Consistency vs Evolution

  • Many strongly agree that inconsistency is the main pain in large codebases: “When in Rome” / “be a chameleon” makes code predictable and reduces mental overhead.
  • Counterpoint: rigid consistency norms can freeze bad patterns, block improvements, and turn “consistency” into the tie‑breaker that keeps the status quo forever.
  • Several suggest: only introduce a new pattern if you commit to rolling it out systematically (or rolling it back), with a concrete migration plan and buy‑in.

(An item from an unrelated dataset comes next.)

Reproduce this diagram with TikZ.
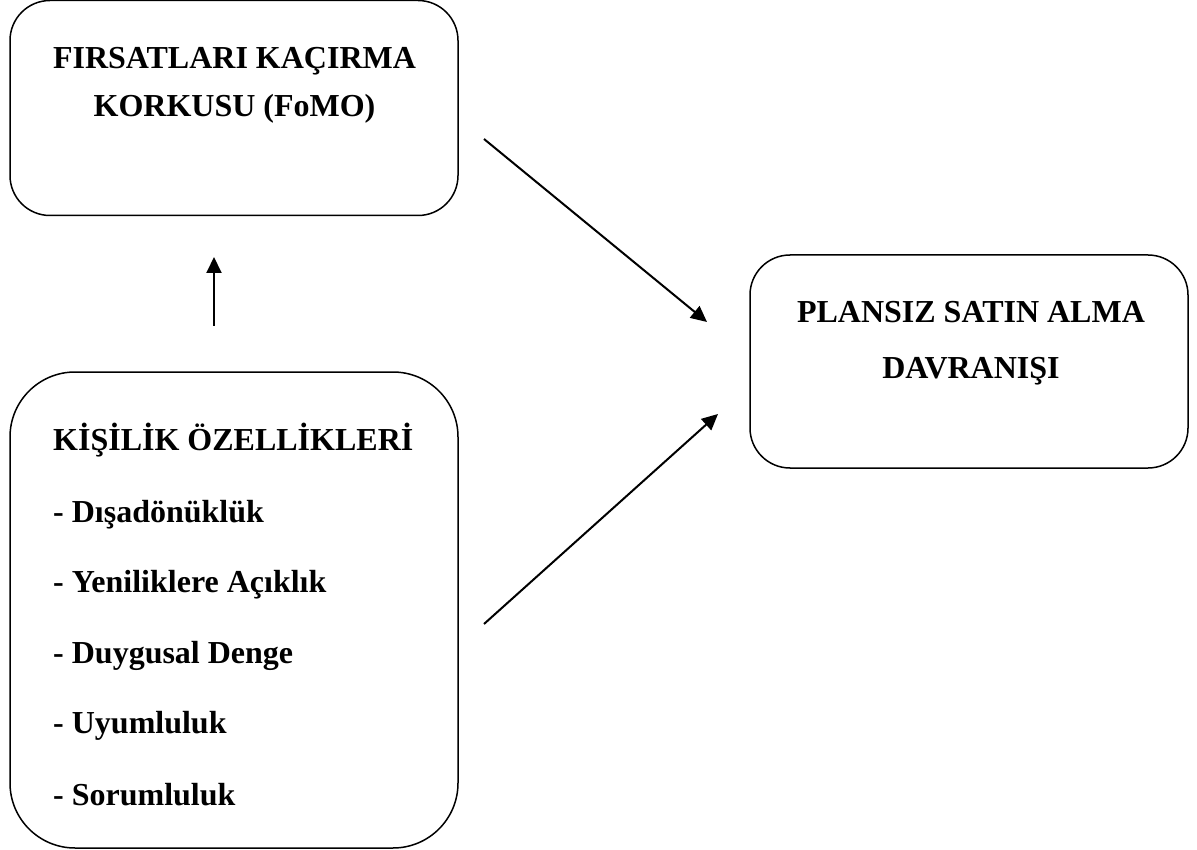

Working in Bad or Inconsistent Codebases

  • Some engineers focus first on making even “bad” codebases internally consistent, reporting big reliability gains.
  • Others ask how to handle codebases that are consistently bad or already fragmented; advice includes:
    • Stay locally consistent in touched areas.
    • Isolate new “better” code in well‑documented, reusable modules.
    • Get agreement on “best of the existing” patterns rather than inventing a sixth way.

Refactoring vs Rewriting

  • Strong skepticism toward full rewrites, especially by new teams unfamiliar with the monolith; several anecdotes of multi‑year failed migrations (auth, permissions, monolith→microservices).
  • Successful stories emphasize:
    • Deep prior fluency in the old system.
    • Strangler‑fig or parallel‑implementation approaches.
    • Delivering production value early and incrementally.

Testing Strategies in Large Systems

  • Heavy emphasis on tests to de‑risk refactors: unit tests plus integration/end‑to‑end tests.
  • Debate over DB‑hitting “unit” tests:
    • Some insist on real databases for fidelity.
    • Others prefer mockable interfaces to enable fast, thorough unit tests of logic and failure modes.
  • Consensus: integration tests are crucial in large, stateful, cross‑cutting systems.

Tooling, Style, and Automation

  • Automatic formatting and linters (e.g., Go‑style, .NET/clang tools) are praised for eliminating style debates but seen as orthogonal to deeper behavioral consistency issues.
  • Massive mechanical refactors can be enabled by consistent patterns plus code‑mod tooling.

Org Culture, Politics, and Incentives

  • Many note that real blockers are organizational: risk‑averse management, “sticky” seniors guarding old patterns, PRs rejected for “inconsistency,” and lack of time for refactoring.
  • Some argue that “glue work” and cleanup are undervalued; others caution against random “boyscout” changes that derail feature work without clear benefit.